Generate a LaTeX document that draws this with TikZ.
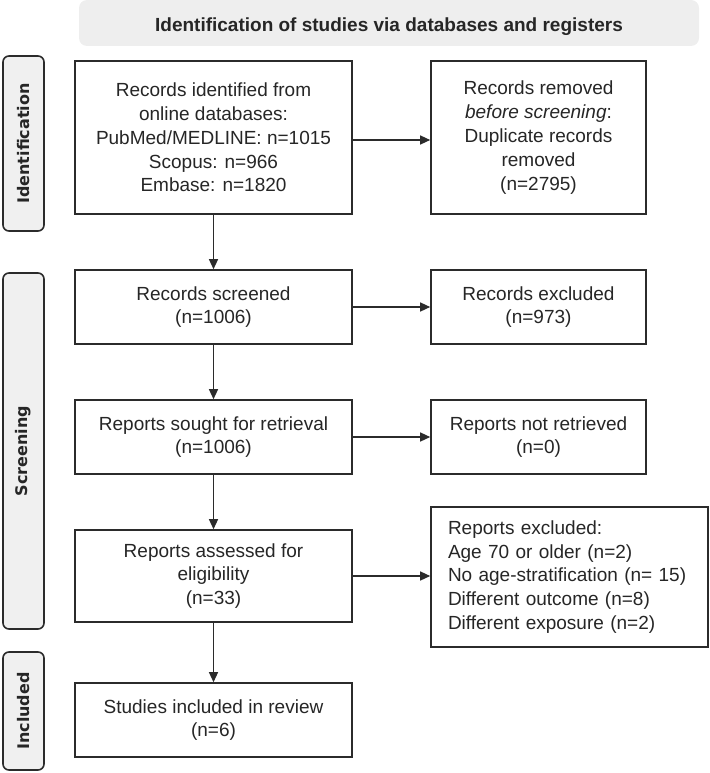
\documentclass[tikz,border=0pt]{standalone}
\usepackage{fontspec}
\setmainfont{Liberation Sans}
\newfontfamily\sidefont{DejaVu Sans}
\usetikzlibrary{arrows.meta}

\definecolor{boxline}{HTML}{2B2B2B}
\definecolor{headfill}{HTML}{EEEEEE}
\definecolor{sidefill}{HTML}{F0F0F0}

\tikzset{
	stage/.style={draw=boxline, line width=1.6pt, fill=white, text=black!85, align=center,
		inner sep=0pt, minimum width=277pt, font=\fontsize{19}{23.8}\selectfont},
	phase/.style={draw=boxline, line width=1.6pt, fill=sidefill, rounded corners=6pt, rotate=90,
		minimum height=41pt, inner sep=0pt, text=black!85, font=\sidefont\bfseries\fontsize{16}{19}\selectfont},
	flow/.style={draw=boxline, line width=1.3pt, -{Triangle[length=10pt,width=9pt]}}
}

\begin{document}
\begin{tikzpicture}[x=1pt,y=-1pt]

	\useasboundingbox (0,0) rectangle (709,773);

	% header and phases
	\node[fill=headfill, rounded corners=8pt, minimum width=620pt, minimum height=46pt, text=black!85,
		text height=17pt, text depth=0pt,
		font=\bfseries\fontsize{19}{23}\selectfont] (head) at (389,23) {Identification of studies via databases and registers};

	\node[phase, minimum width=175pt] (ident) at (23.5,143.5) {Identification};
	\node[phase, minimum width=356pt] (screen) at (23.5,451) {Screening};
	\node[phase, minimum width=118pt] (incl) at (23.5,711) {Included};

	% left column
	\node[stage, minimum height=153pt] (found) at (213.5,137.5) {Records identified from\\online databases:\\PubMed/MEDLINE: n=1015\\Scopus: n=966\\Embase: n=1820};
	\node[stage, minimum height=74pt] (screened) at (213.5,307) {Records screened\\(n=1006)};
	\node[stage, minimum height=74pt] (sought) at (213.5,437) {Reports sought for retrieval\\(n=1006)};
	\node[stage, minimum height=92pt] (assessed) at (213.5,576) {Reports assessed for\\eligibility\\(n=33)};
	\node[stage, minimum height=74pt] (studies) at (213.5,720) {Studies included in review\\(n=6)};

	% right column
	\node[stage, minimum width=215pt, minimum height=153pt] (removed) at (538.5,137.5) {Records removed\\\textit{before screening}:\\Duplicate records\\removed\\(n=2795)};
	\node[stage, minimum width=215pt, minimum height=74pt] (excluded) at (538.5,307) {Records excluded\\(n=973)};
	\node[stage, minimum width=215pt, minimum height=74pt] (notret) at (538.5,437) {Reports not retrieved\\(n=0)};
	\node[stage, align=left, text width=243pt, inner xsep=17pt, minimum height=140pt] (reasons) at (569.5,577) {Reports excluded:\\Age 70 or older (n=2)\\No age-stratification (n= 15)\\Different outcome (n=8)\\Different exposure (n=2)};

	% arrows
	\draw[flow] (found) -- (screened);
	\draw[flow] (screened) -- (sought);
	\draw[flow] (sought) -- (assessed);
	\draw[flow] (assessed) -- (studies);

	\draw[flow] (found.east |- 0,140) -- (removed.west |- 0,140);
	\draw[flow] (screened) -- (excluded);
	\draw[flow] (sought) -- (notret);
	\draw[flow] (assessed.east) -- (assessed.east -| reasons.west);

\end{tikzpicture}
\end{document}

**WORK INSTRUCTIONS:** Skip the pictures, please, and transcribe only the lines from the beginning of the material through the one that contains "minimum width=118pt] (incl)".

**CORRECT OUTPUT:**
Generate a LaTeX document that draws this with TikZ.
\documentclass[tikz,border=0pt]{standalone}
\usepackage{fontspec}
\setmainfont{Liberation Sans}
\newfontfamily\sidefont{DejaVu Sans}
\usetikzlibrary{arrows.meta}

\definecolor{boxline}{HTML}{2B2B2B}
\definecolor{headfill}{HTML}{EEEEEE}
\definecolor{sidefill}{HTML}{F0F0F0}

\tikzset{
	stage/.style={draw=boxline, line width=1.6pt, fill=white, text=black!85, align=center,
		inner sep=0pt, minimum width=277pt, font=\fontsize{19}{23.8}\selectfont},
	phase/.style={draw=boxline, line width=1.6pt, fill=sidefill, rounded corners=6pt, rotate=90,
		minimum height=41pt, inner sep=0pt, text=black!85, font=\sidefont\bfseries\fontsize{16}{19}\selectfont},
	flow/.style={draw=boxline, line width=1.3pt, -{Triangle[length=10pt,width=9pt]}}
}

\begin{document}
\begin{tikzpicture}[x=1pt,y=-1pt]

	\useasboundingbox (0,0) rectangle (709,773);

	% header and phases
	\node[fill=headfill, rounded corners=8pt, minimum width=620pt, minimum height=46pt, text=black!85,
		text height=17pt, text depth=0pt,
		font=\bfseries\fontsize{19}{23}\selectfont] (head) at (389,23) {Identification of studies via databases and registers};

	\node[phase, minimum width=175pt] (ident) at (23.5,143.5) {Identification};
	\node[phase, minimum width=356pt] (screen) at (23.5,451) {Screening};
	\node[phase, minimum width=118pt] (incl) at (23.5,711) {Included};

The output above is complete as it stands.